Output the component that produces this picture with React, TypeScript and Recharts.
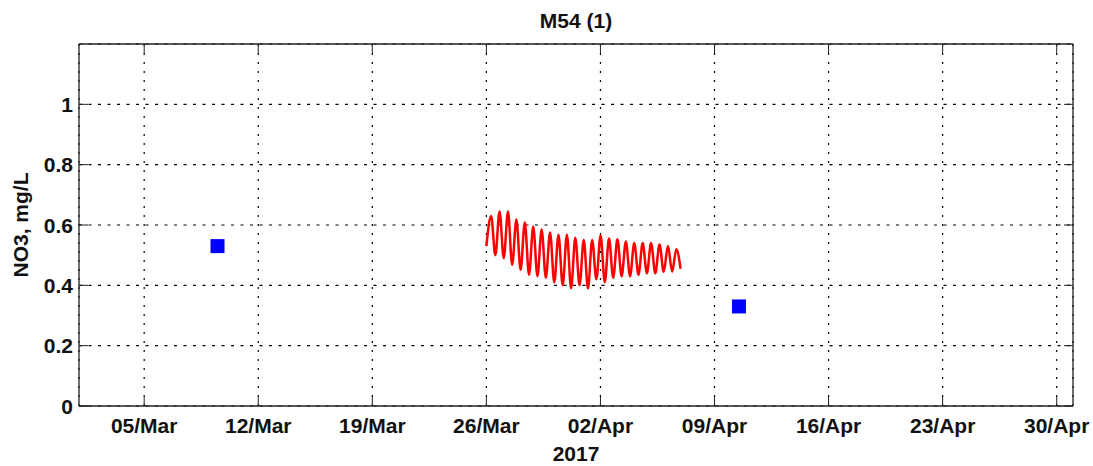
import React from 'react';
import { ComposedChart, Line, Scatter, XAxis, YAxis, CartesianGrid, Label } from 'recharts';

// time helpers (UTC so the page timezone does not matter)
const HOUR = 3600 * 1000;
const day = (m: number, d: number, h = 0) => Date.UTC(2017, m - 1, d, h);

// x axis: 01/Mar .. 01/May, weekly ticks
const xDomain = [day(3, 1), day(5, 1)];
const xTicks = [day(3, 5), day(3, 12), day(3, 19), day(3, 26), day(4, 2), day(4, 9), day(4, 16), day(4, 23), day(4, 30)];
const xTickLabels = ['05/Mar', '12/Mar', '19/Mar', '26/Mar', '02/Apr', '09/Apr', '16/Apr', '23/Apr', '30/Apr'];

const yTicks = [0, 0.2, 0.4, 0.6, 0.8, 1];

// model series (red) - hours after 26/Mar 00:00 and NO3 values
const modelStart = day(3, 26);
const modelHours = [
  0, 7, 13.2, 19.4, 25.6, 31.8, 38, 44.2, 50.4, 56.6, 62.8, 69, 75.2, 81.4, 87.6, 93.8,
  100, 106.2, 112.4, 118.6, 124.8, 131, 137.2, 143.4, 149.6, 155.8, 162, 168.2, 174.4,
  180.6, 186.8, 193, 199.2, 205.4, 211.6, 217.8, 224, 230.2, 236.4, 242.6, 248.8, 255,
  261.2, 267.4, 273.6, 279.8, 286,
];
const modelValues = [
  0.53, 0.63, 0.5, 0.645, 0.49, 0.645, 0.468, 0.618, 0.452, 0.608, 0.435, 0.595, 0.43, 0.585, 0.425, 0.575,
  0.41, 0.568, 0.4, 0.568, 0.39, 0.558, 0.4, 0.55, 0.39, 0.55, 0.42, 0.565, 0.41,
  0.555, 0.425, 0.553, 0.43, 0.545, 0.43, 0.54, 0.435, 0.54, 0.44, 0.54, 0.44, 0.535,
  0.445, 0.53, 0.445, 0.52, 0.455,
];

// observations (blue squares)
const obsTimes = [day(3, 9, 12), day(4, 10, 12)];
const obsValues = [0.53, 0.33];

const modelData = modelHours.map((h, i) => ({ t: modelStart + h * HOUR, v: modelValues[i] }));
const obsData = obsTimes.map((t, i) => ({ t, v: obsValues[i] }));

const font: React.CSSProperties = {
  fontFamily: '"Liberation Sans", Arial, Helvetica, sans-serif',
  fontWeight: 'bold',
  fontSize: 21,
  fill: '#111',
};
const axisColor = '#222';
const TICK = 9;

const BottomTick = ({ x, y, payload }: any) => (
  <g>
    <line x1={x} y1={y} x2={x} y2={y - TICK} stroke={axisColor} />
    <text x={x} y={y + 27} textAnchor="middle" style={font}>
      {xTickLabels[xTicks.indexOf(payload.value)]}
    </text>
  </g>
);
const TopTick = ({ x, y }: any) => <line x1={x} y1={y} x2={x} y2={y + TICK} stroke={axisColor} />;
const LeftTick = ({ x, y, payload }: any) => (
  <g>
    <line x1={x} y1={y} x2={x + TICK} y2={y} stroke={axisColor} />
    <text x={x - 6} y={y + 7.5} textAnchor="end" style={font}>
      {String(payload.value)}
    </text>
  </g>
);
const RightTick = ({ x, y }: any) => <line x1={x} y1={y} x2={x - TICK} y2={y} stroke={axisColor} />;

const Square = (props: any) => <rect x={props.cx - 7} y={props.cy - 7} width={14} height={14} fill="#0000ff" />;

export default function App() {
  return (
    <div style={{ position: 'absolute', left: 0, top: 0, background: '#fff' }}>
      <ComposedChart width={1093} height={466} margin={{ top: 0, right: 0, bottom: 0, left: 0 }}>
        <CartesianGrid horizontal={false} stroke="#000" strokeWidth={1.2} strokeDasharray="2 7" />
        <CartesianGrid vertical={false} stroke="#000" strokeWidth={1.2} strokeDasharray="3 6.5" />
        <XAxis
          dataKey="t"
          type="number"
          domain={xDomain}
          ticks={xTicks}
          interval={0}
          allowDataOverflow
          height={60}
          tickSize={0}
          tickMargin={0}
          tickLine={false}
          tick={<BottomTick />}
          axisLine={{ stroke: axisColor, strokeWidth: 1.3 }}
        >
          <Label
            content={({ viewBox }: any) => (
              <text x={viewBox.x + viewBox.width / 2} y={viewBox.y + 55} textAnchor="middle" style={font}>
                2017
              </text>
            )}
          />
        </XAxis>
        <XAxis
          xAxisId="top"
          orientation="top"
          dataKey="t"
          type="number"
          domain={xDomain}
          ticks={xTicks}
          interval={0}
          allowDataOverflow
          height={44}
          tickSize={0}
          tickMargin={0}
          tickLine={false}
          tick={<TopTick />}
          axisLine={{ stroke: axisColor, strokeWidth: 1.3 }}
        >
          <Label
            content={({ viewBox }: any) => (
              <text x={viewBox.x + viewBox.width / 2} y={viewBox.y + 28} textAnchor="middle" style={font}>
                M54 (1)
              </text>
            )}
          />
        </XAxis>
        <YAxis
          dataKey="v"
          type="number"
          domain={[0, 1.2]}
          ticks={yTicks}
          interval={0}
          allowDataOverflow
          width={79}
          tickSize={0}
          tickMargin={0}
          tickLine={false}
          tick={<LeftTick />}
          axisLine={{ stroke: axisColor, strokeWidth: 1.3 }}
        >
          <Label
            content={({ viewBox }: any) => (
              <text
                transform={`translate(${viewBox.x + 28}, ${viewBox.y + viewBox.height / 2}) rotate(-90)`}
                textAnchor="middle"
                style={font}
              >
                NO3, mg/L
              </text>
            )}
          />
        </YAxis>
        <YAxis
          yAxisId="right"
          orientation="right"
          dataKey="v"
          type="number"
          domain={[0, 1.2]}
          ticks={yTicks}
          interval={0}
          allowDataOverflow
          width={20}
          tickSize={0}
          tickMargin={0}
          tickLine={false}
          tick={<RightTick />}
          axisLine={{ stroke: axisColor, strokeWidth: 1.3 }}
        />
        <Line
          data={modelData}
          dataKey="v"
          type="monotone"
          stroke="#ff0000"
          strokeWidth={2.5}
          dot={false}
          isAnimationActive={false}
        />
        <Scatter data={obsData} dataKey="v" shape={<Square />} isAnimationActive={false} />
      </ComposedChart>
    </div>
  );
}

^^^^^^^^^^^^^^^^

BRIEF:
Pictures excluded, repeat exactly the lines from the top of the material through the line with "const day = (m: number, d: number, h", including both of those lines.

THE RESULT:
Output the component that produces this picture with React, TypeScript and Recharts.
import React from 'react';
import { ComposedChart, Line, Scatter, XAxis, YAxis, CartesianGrid, Label } from 'recharts';

// time helpers (UTC so the page timezone does not matter)
const HOUR = 3600 * 1000;
const day = (m: number, d: number, h = 0) => Date.UTC(2017, m - 1, d, h);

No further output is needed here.